Il 1948 è una data chiave. Non solo per le stragi ad opera delle organizzazioni militari sioniste, ma perché ha portato alla sostituzione, anche retorica, di un’intera nazione e del suo popolo. Un universo intero è scomparso nel ’48 e pochi se ne sono curati, tanto che oggi Israele sogna un’altra grande espulsione.
I diritti (negati) di vivere e di ritornare
Scrive lo storico di origine palestinese Nur Masalha: “Costretti a lasciare lo spazio, i palestinesi hanno abbandonato anche il tempo. La loro storia e il loro passato sono continuamente negati. Le loro aspirazioni e il loro futuro costantemente proibiti.”

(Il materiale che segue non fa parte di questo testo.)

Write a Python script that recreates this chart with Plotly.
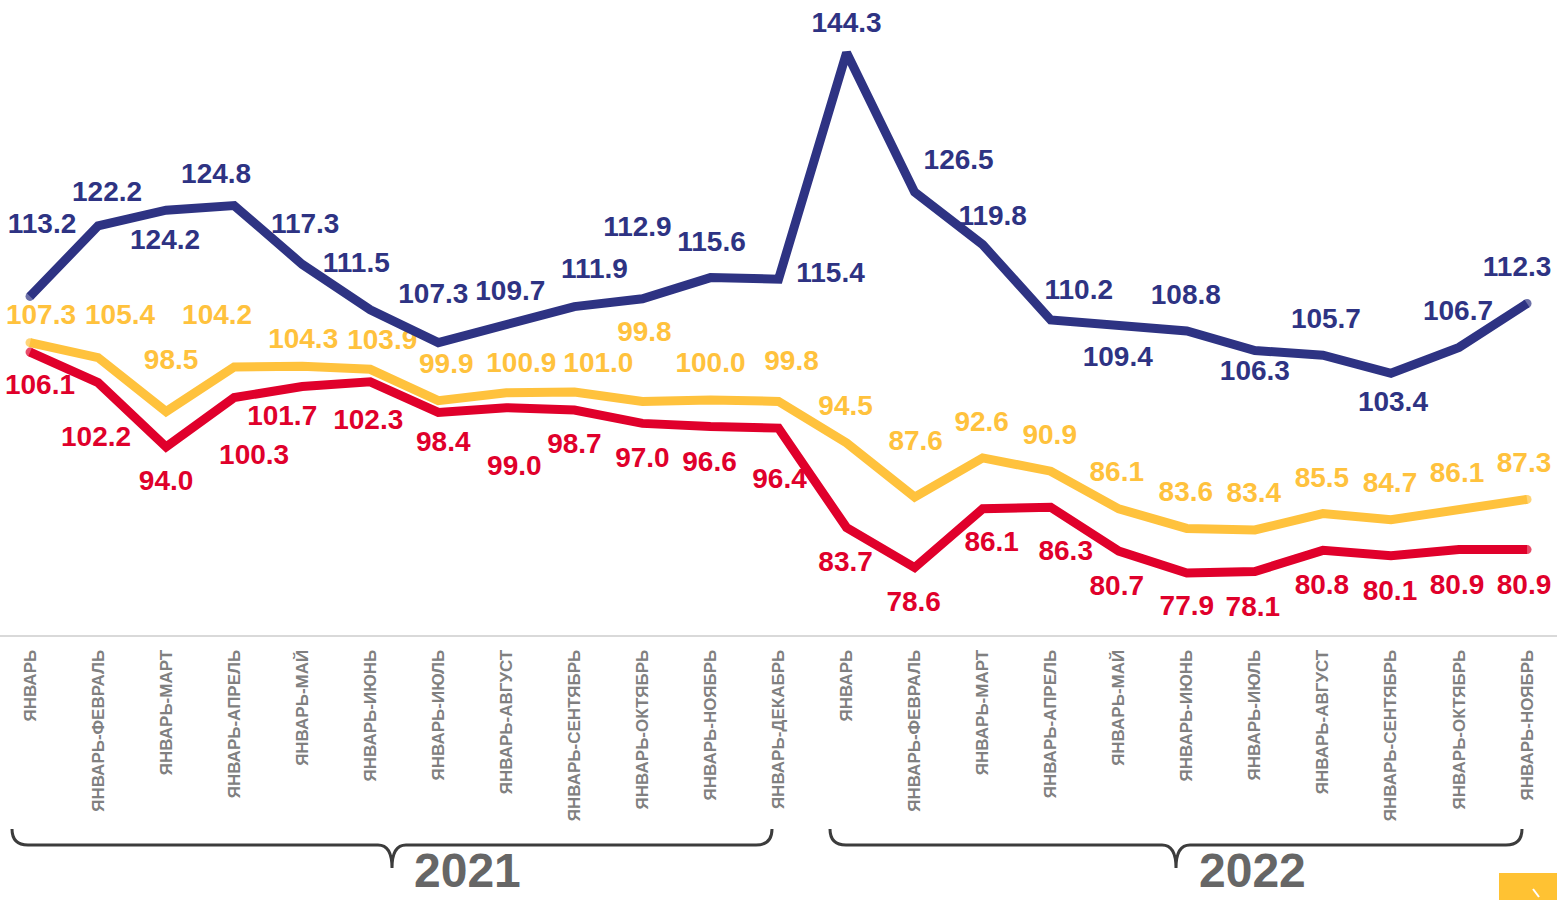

Dagli espropri forzati al confino in enclavi sempre più piccole. Dalle carcerazioni senza accuse né processo al ricatto di lavorare in Israele sconfinando dai territori occupati, come irregolari voluti ma braccati. Dalla negazione della nazionalità ai palestinesi residenti in Israele al rifiuto sistematico dei permessi per costruire una casa. Dalle spedizioni punitive dei coloni degli insediamenti fino alla negazione del diritto dei rifugiati palestinesi a fare ritorno. La Nakba, lungi dall’essere un mero ricordo, è diventata l’emblema delle molteplici oppressioni che i palestinesi devono affrontare ogni giorno da decenni, dentro e fuori la Palestina.
“Ongoing Nakba”
Oggi, i palestinesi rappresentano il gruppo di rifugiati più numeroso al mondo. La loro condizione si tramanda di famiglia in famiglia, di generazione in generazione.
La Risoluzione 194 delle Nazioni Unite sancisce un “diritto al ritorno”. Ma ancora oggi Israele non consente ai palestinesi cacciati nel ‘48 di fare ritorno ai loro vecchi villaggi o alle loro vecchie abitazioni, sia in Israele che nella Palestina occupata nel ‘67. Questo al fine di assicurare una maggioranza demografica ebrea e massimizzare il controllo sulle terre e sulle risorse a vantaggio degli ebrei israeliani.
La Nakba non è solo la catastrofe che 75 anni fa ha visto i palestinesi perdere tutto il proprio universo e diventare invisibili. È un processo senza tregua di accumulazione, espulsione e cancellazione, anche fisica, da parte di Israele. Tutto ciò è dimostrato anche dal recente massacro di Jenin e dalle violente irruzioni alla moschea di Al Aqsa durante questo Ramadan. Distruzioni e inghiottimenti, ma anche continua, eterna, speranza di ritornare.
I palestinesi parlano quindi di “ongoing Nakba” per riferirsi alla più lunga occupazione militare che la storia moderna abbia mai visto, e a un legittimo diritto al ritorno che non smetteranno di rivendicare.